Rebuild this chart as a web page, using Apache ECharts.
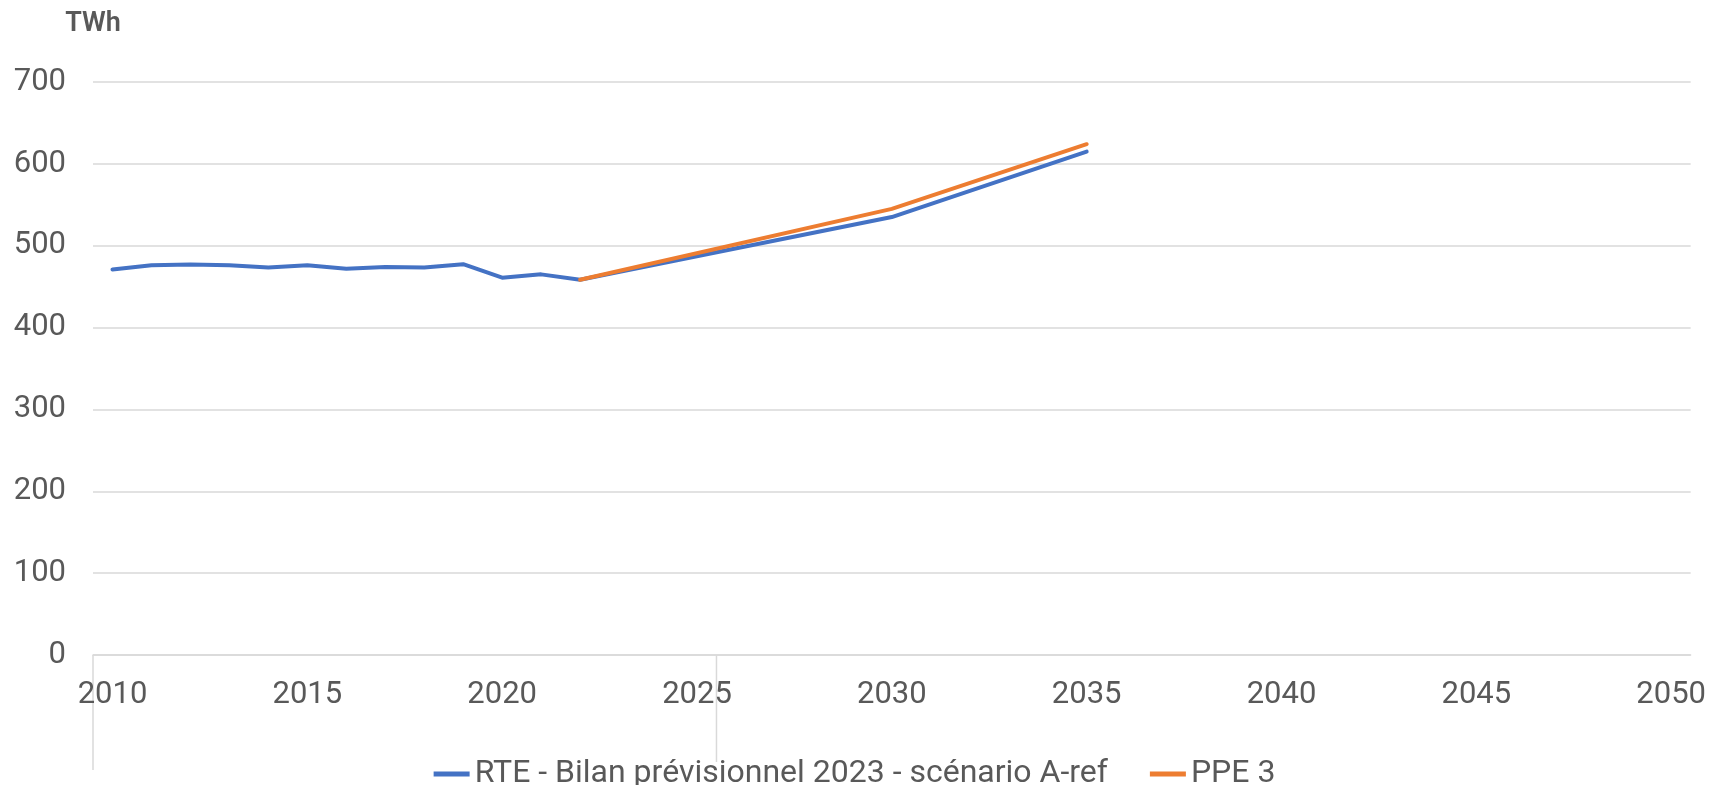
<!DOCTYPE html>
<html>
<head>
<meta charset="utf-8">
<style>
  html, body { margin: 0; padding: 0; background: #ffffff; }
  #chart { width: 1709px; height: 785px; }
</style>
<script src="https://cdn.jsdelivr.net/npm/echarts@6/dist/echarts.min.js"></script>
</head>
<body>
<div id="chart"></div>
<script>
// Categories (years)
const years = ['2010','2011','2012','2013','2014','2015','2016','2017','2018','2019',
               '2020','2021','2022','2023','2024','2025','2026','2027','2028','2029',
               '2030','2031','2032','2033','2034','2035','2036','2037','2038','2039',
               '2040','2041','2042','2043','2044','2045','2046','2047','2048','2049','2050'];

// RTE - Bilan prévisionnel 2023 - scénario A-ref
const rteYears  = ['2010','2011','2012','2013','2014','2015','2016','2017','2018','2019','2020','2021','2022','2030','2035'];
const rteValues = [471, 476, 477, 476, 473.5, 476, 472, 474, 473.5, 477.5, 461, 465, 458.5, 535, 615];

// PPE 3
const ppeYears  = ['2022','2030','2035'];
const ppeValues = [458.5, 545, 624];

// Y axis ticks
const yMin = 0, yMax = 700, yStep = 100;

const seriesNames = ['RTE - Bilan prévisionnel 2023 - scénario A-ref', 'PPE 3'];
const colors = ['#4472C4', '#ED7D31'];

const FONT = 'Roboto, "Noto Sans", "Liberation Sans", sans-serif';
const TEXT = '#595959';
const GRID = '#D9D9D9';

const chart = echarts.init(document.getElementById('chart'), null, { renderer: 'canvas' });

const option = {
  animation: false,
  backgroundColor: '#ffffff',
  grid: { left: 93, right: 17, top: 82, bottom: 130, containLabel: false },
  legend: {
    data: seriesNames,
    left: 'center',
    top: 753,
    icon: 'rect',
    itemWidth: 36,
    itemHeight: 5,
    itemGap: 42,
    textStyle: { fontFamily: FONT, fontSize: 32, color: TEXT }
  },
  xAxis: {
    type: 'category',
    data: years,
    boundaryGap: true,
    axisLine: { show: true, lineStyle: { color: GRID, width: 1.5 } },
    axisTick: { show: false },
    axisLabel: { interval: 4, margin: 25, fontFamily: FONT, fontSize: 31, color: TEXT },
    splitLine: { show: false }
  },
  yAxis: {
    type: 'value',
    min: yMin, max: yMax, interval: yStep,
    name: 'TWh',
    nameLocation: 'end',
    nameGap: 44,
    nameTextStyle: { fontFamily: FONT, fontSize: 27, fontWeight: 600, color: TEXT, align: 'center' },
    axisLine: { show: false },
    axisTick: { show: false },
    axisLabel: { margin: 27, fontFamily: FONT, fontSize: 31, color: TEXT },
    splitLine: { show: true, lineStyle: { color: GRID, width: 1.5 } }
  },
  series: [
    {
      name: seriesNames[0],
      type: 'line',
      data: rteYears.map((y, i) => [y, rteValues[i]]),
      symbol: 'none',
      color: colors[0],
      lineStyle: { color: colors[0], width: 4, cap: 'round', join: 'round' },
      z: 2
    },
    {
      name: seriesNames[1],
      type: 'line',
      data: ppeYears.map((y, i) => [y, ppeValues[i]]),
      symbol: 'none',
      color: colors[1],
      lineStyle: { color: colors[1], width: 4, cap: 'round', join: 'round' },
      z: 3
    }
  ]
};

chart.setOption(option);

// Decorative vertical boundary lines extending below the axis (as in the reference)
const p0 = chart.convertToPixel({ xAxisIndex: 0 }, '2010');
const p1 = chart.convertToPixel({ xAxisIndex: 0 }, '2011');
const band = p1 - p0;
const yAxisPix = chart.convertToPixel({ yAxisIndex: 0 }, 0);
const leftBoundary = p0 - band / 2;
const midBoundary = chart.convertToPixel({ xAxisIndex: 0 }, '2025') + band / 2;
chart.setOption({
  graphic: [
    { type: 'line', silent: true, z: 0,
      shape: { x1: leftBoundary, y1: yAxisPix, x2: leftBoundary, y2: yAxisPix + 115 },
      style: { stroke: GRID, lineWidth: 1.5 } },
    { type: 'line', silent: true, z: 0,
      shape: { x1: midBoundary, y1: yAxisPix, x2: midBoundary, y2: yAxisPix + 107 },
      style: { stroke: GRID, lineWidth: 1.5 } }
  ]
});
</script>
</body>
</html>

INSTRUCTIONS FOR THE TASK
From the listing, extract all text exactly as given and drop any picture.

RESULT OF THE EXERCISE
Rebuild this chart as a web page, using Apache ECharts.
<!DOCTYPE html>
<html>
<head>
<meta charset="utf-8">
<style>
  html, body { margin: 0; padding: 0; background: #ffffff; }
  #chart { width: 1709px; height: 785px; }
</style>
<script src="https://cdn.jsdelivr.net/npm/echarts@6/dist/echarts.min.js"></script>
</head>
<body>
<div id="chart"></div>
<script>
// Categories (years)
const years = ['2010','2011','2012','2013','2014','2015','2016','2017','2018','2019',
               '2020','2021','2022','2023','2024','2025','2026','2027','2028','2029',
               '2030','2031','2032','2033','2034','2035','2036','2037','2038','2039',
               '2040','2041','2042','2043','2044','2045','2046','2047','2048','2049','2050'];

// RTE - Bilan prévisionnel 2023 - scénario A-ref
const rteYears  = ['2010','2011','2012','2013','2014','2015','2016','2017','2018','2019','2020','2021','2022','2030','2035'];
const rteValues = [471, 476, 477, 476, 473.5, 476, 472, 474, 473.5, 477.5, 461, 465, 458.5, 535, 615];

// PPE 3
const ppeYears  = ['2022','2030','2035'];
const ppeValues = [458.5, 545, 624];

// Y axis ticks
const yMin = 0, yMax = 700, yStep = 100;

const seriesNames = ['RTE - Bilan prévisionnel 2023 - scénario A-ref', 'PPE 3'];
const colors = ['#4472C4', '#ED7D31'];

const FONT = 'Roboto, "Noto Sans", "Liberation Sans", sans-serif';
const TEXT = '#595959';
const GRID = '#D9D9D9';

const chart = echarts.init(document.getElementById('chart'), null, { renderer: 'canvas' });

const option = {
  animation: false,
  backgroundColor: '#ffffff',
  grid: { left: 93, right: 17, top: 82, bottom: 130, containLabel: false },
  legend: {
    data: seriesNames,
    left: 'center',
    top: 753,
    icon: 'rect',
    itemWidth: 36,
    itemHeight: 5,
    itemGap: 42,
    textStyle: { fontFamily: FONT, fontSize: 32, color: TEXT }
  },
  xAxis: {
    type: 'category',
    data: years,
    boundaryGap: true,
    axisLine: { show: true, lineStyle: { color: GRID, width: 1.5 } },
    axisTick: { show: false },
    axisLabel: { interval: 4, margin: 25, fontFamily: FONT, fontSize: 31, color: TEXT },
    splitLine: { show: false }
  },
  yAxis: {
    type: 'value',
    min: yMin, max: yMax, interval: yStep,
    name: 'TWh',
    nameLocation: 'end',
    nameGap: 44,
    nameTextStyle: { fontFamily: FONT, fontSize: 27, fontWeight: 600, color: TEXT, align: 'center' },
    axisLine: { show: false },
    axisTick: { show: false },
    axisLabel: { margin: 27, fontFamily: FONT, fontSize: 31, color: TEXT },
    splitLine: { show: true, lineStyle: { color: GRID, width: 1.5 } }
  },
  series: [
    {
      name: seriesNames[0],
      type: 'line',
      data: rteYears.map((y, i) => [y, rteValues[i]]),
      symbol: 'none',
      color: colors[0],
      lineStyle: { color: colors[0], width: 4, cap: 'round', join: 'round' },
      z: 2
    },
    {
      name: seriesNames[1],
      type: 'line',
      data: ppeYears.map((y, i) => [y, ppeValues[i]]),
      symbol: 'none',
      color: colors[1],
      lineStyle: { color: colors[1], width: 4, cap: 'round', join: 'round' },
      z: 3
    }
  ]
};

chart.setOption(option);

// Decorative vertical boundary lines extending below the axis (as in the reference)
const p0 = chart.convertToPixel({ xAxisIndex: 0 }, '2010');
const p1 = chart.convertToPixel({ xAxisIndex: 0 }, '2011');
const band = p1 - p0;
const yAxisPix = chart.convertToPixel({ yAxisIndex: 0 }, 0);
const leftBoundary = p0 - band / 2;
const midBoundary = chart.convertToPixel({ xAxisIndex: 0 }, '2025') + band / 2;
chart.setOption({
  graphic: [
    { type: 'line', silent: true, z: 0,
      shape: { x1: leftBoundary, y1: yAxisPix, x2: leftBoundary, y2: yAxisPix + 115 },
      style: { stroke: GRID, lineWidth: 1.5 } },
    { type: 'line', silent: true, z: 0,
      shape: { x1: midBoundary, y1: yAxisPix, x2: midBoundary, y2: yAxisPix + 107 },
      style: { stroke: GRID, lineWidth: 1.5 } }
  ]
});
</script>
</body>
</html>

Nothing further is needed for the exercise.